Material provided –
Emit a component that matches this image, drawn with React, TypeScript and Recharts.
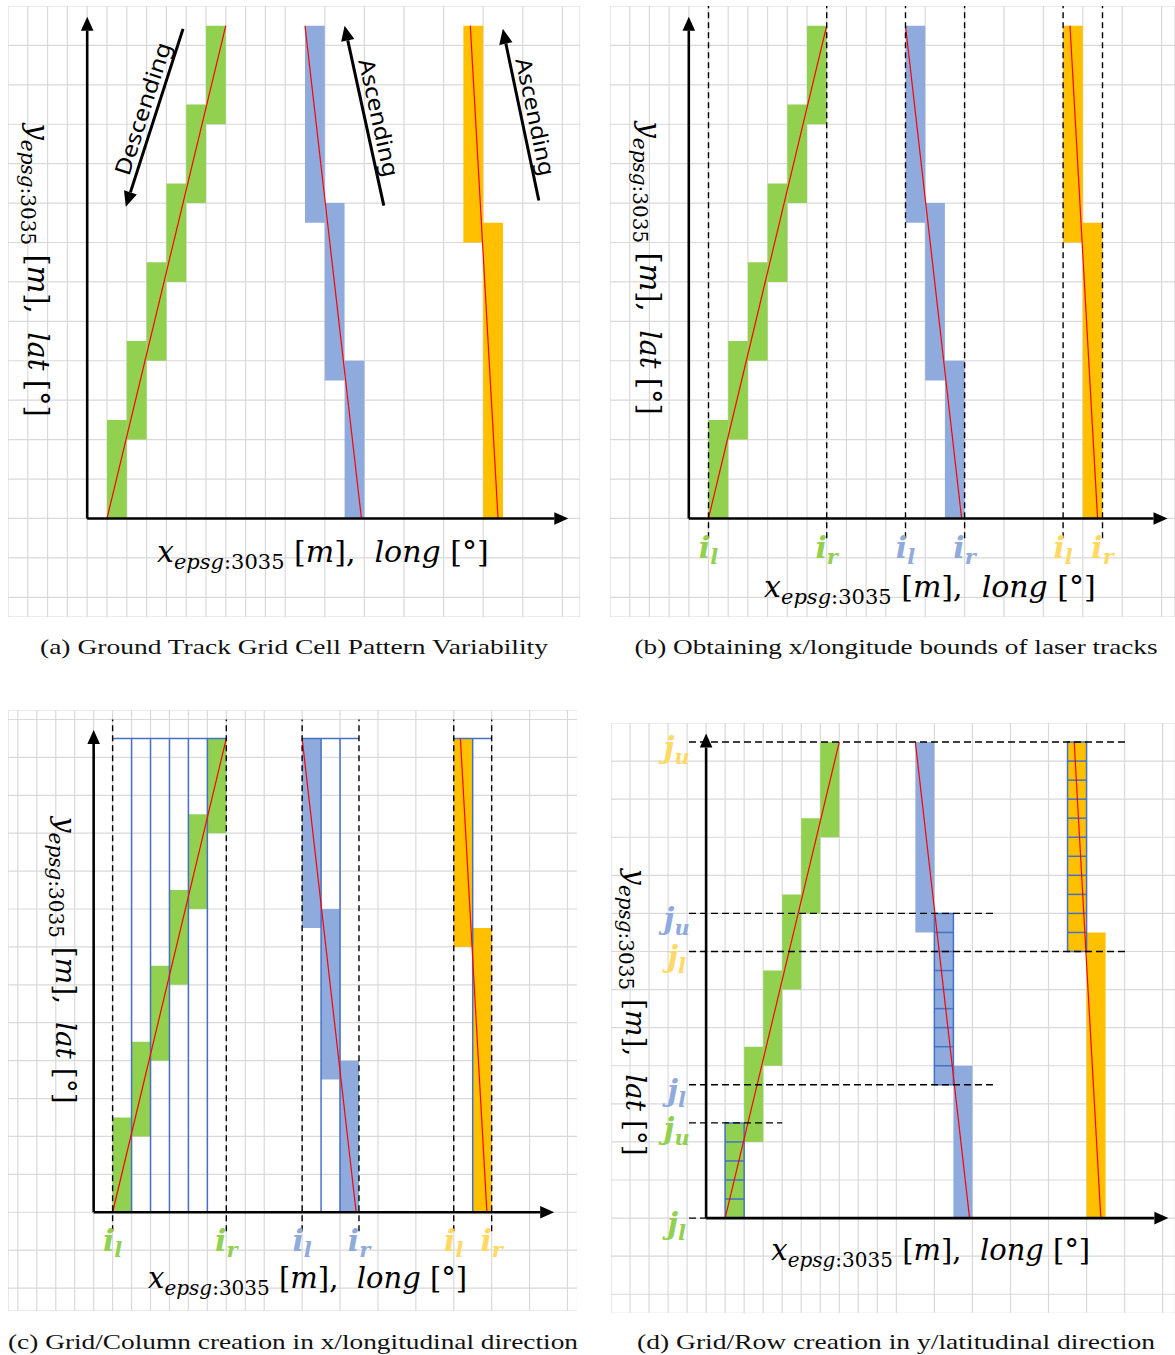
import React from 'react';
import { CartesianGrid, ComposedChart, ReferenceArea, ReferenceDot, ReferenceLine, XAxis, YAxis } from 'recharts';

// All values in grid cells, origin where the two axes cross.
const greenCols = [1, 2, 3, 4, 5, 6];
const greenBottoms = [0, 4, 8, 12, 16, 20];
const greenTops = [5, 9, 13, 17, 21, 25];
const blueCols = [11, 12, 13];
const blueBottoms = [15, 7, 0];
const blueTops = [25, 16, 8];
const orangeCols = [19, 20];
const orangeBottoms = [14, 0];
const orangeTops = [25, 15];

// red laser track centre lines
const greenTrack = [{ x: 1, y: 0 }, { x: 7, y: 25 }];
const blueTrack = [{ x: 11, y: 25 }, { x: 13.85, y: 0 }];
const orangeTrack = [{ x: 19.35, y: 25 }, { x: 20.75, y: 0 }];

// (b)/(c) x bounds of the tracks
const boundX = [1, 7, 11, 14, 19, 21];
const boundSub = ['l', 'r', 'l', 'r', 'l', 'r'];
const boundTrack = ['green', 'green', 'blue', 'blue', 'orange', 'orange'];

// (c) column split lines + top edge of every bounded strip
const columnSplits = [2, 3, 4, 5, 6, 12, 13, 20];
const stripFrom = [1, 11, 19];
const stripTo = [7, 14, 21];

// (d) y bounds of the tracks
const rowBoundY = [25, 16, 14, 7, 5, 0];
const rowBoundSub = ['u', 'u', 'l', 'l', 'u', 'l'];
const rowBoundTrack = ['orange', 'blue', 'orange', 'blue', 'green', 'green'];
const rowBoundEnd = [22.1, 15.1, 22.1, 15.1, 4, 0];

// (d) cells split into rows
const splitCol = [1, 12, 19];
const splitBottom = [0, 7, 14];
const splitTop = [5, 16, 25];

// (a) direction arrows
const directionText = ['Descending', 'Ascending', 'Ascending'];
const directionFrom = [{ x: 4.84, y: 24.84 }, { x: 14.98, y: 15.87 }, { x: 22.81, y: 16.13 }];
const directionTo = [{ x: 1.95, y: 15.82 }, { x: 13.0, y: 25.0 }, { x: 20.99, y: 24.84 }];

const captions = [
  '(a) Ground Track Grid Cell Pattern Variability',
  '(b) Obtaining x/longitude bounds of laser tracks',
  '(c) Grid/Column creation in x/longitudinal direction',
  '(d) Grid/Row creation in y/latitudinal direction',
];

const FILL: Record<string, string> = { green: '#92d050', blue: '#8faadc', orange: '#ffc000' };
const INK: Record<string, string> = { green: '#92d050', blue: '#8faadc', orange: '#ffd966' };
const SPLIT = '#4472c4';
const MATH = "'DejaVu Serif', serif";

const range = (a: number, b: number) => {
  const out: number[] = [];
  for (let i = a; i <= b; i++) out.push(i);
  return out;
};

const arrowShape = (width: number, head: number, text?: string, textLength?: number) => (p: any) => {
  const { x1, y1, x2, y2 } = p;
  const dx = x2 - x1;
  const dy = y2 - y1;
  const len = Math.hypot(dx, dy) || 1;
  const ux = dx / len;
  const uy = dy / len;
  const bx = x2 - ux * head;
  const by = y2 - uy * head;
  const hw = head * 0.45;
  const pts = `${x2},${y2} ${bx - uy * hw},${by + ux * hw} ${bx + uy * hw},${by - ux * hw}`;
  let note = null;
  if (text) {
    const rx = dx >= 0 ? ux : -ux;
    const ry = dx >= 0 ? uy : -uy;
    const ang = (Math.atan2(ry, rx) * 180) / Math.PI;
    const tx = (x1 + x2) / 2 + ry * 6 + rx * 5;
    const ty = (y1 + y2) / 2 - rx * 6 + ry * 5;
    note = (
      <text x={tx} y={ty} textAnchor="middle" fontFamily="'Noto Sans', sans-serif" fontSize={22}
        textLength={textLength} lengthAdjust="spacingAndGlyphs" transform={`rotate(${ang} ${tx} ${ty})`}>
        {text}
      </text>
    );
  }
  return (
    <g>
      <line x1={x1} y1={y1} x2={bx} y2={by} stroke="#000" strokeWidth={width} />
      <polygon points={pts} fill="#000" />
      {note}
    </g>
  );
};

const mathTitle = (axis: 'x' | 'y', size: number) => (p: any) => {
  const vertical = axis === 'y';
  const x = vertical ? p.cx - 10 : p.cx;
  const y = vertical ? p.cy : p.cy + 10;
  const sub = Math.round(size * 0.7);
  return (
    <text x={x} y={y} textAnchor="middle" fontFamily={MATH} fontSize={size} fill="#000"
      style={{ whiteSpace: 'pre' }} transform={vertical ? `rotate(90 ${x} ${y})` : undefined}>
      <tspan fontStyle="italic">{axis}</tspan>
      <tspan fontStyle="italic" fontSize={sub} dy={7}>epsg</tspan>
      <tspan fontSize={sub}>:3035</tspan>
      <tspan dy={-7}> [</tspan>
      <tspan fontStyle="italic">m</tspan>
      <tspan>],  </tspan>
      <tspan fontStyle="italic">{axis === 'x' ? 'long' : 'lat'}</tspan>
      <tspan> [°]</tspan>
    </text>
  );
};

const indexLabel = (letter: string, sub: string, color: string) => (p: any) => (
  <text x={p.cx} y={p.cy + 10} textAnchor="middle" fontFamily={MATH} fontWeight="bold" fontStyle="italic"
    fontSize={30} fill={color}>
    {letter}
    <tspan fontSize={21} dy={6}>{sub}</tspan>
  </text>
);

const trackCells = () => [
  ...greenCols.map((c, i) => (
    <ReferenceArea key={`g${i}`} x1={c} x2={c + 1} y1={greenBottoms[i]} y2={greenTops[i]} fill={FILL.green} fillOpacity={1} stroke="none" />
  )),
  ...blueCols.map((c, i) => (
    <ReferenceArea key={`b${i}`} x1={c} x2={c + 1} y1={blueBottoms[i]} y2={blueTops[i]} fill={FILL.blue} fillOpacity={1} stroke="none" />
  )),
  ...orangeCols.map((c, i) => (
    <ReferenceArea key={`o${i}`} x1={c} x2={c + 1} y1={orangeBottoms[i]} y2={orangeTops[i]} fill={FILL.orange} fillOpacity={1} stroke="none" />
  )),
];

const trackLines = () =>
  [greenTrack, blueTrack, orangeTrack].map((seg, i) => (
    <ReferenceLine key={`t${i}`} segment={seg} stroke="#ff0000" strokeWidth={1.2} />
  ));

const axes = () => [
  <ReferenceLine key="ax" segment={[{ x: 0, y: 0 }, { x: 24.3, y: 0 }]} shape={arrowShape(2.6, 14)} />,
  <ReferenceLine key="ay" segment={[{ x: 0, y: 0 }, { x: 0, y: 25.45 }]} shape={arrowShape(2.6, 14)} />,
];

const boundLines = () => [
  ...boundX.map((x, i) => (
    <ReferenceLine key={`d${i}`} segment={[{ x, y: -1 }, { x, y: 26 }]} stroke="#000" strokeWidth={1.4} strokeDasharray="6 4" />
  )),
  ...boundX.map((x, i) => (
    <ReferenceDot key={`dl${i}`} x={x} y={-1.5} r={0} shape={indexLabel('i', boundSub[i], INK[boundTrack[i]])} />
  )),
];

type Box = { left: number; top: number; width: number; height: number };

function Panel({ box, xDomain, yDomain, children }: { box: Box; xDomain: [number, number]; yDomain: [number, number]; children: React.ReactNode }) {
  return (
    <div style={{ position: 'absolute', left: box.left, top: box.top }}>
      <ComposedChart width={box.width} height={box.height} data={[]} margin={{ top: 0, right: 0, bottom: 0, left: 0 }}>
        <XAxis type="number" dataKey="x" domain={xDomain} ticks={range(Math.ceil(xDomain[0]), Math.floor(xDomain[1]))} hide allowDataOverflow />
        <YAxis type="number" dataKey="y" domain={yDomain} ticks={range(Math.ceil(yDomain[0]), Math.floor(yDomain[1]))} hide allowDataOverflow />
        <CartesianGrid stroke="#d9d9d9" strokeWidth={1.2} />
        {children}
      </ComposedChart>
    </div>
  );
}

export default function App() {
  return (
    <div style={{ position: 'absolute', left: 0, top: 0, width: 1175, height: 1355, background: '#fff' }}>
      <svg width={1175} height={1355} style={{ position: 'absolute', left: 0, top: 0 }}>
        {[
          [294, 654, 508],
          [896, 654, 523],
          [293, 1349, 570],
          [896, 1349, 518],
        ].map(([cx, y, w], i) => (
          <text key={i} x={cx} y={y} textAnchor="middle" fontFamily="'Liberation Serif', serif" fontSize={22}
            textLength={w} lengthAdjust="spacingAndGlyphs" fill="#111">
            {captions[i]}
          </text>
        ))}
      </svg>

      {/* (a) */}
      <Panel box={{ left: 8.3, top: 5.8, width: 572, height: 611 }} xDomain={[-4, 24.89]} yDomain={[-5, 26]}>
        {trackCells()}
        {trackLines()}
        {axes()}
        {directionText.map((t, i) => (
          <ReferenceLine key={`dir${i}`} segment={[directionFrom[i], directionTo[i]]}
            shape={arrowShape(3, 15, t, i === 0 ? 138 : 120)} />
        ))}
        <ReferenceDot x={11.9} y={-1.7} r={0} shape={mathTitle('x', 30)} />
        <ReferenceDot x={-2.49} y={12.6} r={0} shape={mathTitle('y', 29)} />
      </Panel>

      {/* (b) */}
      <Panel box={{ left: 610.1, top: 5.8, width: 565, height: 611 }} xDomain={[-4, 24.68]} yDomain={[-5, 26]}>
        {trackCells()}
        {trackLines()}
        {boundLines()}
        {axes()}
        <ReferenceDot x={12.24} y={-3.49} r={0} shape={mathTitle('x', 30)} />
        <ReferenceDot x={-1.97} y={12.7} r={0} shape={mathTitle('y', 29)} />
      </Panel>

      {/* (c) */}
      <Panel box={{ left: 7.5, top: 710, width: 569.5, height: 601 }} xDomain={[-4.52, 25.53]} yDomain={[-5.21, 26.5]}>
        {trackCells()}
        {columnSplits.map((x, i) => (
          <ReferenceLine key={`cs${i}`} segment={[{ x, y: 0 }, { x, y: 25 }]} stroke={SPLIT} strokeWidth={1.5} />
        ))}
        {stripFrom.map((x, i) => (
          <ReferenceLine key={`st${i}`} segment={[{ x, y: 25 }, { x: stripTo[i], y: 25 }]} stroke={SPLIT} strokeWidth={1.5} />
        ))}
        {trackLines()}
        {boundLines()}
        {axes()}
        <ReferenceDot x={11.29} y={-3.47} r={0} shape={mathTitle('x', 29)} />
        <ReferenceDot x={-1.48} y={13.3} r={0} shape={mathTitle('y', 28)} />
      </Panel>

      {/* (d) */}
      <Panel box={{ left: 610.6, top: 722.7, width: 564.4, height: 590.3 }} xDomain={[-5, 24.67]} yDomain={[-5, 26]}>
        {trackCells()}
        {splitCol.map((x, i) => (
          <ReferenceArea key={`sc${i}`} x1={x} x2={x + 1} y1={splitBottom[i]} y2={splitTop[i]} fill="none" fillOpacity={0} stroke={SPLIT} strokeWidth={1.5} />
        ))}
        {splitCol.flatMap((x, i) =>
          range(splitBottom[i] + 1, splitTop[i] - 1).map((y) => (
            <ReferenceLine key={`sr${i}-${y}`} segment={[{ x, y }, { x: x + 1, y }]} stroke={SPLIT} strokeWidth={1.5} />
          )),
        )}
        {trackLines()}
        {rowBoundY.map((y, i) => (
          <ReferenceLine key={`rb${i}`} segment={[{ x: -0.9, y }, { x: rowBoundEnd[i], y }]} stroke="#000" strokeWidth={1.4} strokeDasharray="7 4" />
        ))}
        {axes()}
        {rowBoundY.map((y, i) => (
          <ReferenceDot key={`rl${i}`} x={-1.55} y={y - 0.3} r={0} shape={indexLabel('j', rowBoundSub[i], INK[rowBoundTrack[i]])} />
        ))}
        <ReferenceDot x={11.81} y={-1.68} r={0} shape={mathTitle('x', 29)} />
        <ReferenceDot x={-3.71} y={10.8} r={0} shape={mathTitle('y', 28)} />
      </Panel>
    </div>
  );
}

Exercise task –
Without any pictures, reproduce the lines from the first one in the material through the line that has "ReferenceLine, XAxis, YAxis", exactly as they appear.

Final result –
Emit a component that matches this image, drawn with React, TypeScript and Recharts.
import React from 'react';
import { CartesianGrid, ComposedChart, ReferenceArea, ReferenceDot, ReferenceLine, XAxis, YAxis } from 'recharts';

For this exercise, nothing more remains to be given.